Collective Article by Jason Hazel-rah Sullivan

This is an article written by a writer for Athabasca University's Student Voice magazine which covers issues regarding collectives and more specifically Roy Was Here.

Collective activity has always been integral to human production and creativity. In precivilized times firewood was gathered for ceremonial and cooking fires. In agricultural settings harvest was a massive collective effort. During the Medieval era pottery guilds built their kilns and communities wherever clay seams could be found. Throughout the Modern epoch artist collectives have based themselves around common ideas and methods. Artists have always expressed the basic human desire for freedom to express feelings on subjects which transcend the bounds of language. The Roy Was Here collective manifests this desire for freedom to express, create and communicate and to reach as wide an audience as possible.

The urge to become fully human by expressing oneself is suggested by the Marxian term “species being”. The collective itself as a natural method of social creation is elucidated by the Deleuzian term “multiplicity”. Yet what collectives actually produce is perhaps most important of all.

In the ancient world collective action often involved forced labour or slavery. The Egyptian pyramids and sphinx are examples of this rigid, unyielding and authoritative collective form. Yet no one can deny the mystery of these creations. They seem to harbour something transcendental and otherworldly. Perhaps the pyramids and sphinx simply represent what people can do when they exert their will towards a common goal. In today's competitive and individualist environment what could seem more alien than collective expression?

Today's social environment is in many ways still controlled by authoritative people who squelch humanity's creative desires. Yet within this oppressive realm there remains room for resistance. As the postmodern theorist Jean Baudrillard stated “Reality is not so much a bitch as it is a sphinx!” Dogmatic rigidity can give way to catlike reflexivity. The mystery and awe inspired by the sphinx of Egypt would surely pale in comparison to the creativity produced by collectives directly only by the impulses of participating individuals. The Roy Was Here collective represents a possibility such as this.


Just as the Egyptian sphinx was created by slave labour, many T Shirts people wear today are produced using minimal creativity and in mass quantities by underpaid workers. Expression becomes a slave to profits. Yet without profits economic reality hits hard. So, as in any production-based realm, ownership or control of the means of production is key. By owning their own equipment and making T-Shirts out of fair-wage source materials, Roy Was Here avoids oppressing workers while remaining economically sound.

T Shirts are relatively inexpensive. They are a proletariat canvas, a “medium for the masses”. As Marx noted during his lifetime, when Capitalist globalization was just beginning to ravage non-Western cultures, “the cheap prices of its commodities are the heavy artillery...which batters down all Chinese walls” (Sayer, 1991, p. 53).
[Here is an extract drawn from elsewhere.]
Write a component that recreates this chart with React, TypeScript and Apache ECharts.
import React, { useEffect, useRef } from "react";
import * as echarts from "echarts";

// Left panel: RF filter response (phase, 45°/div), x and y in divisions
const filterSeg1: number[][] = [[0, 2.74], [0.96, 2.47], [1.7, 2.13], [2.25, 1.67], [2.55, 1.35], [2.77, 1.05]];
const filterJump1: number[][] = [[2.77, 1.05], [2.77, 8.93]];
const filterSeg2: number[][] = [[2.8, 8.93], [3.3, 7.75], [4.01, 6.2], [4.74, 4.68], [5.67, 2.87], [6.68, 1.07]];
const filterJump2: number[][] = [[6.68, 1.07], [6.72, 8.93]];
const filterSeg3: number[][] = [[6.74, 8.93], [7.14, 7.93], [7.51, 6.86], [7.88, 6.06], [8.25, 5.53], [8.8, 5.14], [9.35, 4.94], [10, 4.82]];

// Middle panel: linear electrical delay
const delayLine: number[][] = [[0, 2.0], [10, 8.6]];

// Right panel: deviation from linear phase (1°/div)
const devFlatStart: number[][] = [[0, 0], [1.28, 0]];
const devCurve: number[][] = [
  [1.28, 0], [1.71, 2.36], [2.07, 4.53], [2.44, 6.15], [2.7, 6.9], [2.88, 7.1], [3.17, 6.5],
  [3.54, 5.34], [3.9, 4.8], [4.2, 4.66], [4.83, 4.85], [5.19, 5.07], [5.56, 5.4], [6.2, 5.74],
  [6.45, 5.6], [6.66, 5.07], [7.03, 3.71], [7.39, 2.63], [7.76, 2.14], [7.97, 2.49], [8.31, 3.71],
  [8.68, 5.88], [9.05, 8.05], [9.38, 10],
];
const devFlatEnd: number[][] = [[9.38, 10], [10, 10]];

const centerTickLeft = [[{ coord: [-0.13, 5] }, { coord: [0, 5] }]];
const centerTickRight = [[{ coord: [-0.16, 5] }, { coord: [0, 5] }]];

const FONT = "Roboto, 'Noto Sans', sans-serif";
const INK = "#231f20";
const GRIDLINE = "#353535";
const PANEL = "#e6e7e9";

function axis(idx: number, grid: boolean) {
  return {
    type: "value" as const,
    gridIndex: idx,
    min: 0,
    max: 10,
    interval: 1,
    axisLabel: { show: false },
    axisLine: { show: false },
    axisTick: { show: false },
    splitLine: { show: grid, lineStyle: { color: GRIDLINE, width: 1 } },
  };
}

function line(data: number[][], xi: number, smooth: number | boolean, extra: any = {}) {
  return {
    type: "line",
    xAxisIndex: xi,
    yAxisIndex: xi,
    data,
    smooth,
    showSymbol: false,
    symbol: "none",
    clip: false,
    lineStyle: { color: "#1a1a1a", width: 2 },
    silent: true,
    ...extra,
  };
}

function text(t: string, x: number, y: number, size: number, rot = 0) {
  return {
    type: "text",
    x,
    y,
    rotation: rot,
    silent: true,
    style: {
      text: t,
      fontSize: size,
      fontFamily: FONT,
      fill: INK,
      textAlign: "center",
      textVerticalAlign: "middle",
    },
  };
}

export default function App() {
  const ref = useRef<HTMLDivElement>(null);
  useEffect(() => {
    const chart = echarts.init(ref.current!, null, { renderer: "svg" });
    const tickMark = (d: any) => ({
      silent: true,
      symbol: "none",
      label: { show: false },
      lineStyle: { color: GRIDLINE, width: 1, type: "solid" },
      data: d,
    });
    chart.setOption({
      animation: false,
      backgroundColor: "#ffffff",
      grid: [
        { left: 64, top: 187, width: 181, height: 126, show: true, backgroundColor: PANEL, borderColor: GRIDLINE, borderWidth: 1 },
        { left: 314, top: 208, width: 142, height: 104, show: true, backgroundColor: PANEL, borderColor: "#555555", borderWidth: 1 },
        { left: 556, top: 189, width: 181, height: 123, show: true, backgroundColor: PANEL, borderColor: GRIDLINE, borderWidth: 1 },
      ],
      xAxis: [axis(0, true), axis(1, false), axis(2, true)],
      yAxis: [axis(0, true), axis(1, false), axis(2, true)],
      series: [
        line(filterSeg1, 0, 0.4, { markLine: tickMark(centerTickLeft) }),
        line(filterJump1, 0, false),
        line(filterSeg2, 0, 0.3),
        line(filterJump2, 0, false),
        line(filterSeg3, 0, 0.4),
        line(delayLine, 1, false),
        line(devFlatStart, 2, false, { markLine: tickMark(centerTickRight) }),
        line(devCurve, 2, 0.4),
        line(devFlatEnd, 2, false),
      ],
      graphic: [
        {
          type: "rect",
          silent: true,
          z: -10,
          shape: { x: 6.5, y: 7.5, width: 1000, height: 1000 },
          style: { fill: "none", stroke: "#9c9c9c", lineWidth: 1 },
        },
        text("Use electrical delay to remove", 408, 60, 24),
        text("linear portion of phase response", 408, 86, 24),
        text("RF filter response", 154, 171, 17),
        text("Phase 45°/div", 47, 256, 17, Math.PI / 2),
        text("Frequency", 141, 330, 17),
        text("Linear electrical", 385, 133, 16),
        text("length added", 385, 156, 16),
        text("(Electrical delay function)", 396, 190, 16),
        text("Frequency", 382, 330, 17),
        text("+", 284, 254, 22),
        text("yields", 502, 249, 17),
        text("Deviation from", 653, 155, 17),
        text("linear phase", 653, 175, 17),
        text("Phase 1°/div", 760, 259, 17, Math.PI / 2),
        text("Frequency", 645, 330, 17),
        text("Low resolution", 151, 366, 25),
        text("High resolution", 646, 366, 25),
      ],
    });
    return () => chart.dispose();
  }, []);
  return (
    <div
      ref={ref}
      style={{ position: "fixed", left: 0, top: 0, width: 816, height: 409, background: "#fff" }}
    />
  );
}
The Roy Was Here collective is in a unique position to invert this destructive process by producing what Capitalism has the most difficulty in providing: the opportunity for authentic self-expression. Artists who might not otherwise be exposed can have their works sold in T Shirt form and reach a huge audience of eyes. This will pummel our society's barriers to expression which take the form of funding cuts by governments and monopolization of market access by corporations.
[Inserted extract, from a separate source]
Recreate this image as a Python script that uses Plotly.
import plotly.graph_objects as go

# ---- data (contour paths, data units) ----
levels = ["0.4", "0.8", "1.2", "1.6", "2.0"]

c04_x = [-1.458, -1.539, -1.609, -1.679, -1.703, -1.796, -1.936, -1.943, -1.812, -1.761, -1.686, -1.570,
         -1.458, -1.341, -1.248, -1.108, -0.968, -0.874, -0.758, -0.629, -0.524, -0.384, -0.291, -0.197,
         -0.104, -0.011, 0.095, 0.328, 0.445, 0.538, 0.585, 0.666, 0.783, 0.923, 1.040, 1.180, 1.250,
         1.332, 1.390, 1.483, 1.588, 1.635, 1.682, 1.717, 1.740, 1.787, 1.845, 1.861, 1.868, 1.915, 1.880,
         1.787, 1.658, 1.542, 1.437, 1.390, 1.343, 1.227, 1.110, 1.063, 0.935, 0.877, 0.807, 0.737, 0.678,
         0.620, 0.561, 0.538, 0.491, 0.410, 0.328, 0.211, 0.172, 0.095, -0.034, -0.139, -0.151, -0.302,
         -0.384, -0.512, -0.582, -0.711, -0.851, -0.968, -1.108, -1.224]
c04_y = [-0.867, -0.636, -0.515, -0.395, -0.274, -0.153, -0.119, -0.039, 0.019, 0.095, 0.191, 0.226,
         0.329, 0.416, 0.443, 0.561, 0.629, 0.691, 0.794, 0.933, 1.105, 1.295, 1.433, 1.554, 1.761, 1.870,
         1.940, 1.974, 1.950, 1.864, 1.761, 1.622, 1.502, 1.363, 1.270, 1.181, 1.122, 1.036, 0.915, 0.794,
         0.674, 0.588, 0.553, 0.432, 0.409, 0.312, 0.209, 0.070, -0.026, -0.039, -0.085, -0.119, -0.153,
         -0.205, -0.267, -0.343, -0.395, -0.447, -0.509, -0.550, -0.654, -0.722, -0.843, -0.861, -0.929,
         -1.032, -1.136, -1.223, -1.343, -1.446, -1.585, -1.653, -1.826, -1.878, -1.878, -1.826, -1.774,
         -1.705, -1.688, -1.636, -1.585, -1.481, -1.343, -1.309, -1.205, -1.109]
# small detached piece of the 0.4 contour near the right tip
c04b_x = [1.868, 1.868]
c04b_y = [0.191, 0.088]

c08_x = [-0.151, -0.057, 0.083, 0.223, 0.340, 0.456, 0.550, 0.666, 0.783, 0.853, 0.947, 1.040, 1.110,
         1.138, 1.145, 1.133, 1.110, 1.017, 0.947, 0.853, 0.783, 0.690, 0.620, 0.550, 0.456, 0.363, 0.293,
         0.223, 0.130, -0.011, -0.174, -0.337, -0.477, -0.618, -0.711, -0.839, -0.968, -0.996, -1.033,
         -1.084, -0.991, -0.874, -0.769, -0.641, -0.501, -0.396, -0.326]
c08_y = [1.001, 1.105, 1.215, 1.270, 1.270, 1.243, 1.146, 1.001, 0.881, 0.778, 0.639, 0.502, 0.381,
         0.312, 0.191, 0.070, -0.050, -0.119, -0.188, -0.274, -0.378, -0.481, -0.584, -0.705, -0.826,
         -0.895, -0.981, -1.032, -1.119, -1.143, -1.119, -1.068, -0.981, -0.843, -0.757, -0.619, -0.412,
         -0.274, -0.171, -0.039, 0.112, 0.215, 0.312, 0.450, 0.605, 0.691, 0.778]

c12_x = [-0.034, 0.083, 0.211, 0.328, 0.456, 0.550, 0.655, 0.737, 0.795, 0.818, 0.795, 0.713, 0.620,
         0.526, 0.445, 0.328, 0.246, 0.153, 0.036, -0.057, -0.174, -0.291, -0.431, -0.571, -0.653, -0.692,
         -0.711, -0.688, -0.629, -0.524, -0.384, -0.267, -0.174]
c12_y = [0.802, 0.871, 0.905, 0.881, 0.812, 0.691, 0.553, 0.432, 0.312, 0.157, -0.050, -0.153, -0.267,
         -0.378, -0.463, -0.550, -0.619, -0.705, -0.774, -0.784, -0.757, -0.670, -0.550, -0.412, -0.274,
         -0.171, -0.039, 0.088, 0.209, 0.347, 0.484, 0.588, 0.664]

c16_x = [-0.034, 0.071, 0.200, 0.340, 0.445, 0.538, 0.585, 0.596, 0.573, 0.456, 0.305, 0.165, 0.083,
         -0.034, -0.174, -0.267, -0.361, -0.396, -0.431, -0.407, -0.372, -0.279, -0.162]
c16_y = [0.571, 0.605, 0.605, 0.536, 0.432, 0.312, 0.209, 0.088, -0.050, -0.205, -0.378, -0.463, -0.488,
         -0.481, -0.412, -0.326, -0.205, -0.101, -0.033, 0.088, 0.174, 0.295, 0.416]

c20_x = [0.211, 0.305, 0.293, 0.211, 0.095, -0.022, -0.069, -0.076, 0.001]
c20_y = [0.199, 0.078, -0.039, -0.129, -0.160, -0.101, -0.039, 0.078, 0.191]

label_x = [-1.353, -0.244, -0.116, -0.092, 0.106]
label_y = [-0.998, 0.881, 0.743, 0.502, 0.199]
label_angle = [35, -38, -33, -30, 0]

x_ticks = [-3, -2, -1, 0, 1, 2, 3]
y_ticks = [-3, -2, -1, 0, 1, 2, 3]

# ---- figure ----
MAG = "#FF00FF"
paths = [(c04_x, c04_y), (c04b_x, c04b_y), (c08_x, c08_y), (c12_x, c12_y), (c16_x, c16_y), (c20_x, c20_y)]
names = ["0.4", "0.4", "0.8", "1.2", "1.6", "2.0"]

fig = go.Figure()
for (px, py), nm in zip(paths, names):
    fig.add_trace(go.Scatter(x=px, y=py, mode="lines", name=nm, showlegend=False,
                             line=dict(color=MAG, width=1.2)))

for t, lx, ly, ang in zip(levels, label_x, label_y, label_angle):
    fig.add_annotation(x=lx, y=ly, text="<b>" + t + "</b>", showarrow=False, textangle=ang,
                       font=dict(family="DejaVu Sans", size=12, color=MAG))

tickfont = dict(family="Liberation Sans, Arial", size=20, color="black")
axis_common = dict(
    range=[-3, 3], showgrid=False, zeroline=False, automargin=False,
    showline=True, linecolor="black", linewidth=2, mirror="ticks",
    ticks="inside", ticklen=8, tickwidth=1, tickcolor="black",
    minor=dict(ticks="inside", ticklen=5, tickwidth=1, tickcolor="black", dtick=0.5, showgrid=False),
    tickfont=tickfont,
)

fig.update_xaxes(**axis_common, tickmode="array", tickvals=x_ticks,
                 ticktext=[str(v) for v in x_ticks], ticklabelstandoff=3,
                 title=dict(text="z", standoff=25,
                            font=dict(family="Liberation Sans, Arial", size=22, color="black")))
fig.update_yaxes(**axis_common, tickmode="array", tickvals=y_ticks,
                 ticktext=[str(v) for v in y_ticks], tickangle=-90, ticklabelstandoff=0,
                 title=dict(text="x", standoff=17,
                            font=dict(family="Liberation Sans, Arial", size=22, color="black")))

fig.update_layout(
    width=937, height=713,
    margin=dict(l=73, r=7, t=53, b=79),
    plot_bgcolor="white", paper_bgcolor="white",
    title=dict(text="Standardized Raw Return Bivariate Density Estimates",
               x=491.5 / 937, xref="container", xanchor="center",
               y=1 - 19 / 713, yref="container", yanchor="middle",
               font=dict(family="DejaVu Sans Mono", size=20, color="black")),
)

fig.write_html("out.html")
It is hard to think of anything more liberating than self-expression. This is the idea behind modern collectives. They enable the true desires of participants to take shape and become literally or metaphorically animated. This 'life of its own' persona is, according to the two-man social theory collective of Gilles Deleuze and Felixe Guattari, a function of how we are as human individuals. For Deleuze and Guattari we each embody a multiplicity of selves. “There is always a collectivity, even when you are alone”. (D and G 1000 Plateus, p. 152) What they mean by this is that we each have many versions of ourselves depending on the social situation. Each time a person creates or expresses something they are producing another aspect of themselves. In this way a collective is a natural outcropping of human nature. When functioning best, a collective overcomes the dyad of “one/many” and becomes a “shared identity, shared but separate”. (Gillian) Humming like power lines in an electrical storm, a collective represents creative capacity exceeding its component parts. It becomes an action, a “funnelling together of ideas from different sources/people/places to create something bigger and exciting”. (Gillian)

Human social activity naturally takes collective form. Outcomes may be practical or impractical, edible or aesthetic. Whereas many artifacts of human society, such as the Egyptian sphinx, are the product of forced collective action, the greatest possibility for liberatory expression lies in collectives controlled by participants and working towards inclusive goals. The Roy Was Here collective combines these two aspects by being non-hierarchical and making affordable products that can be consumed by anyone.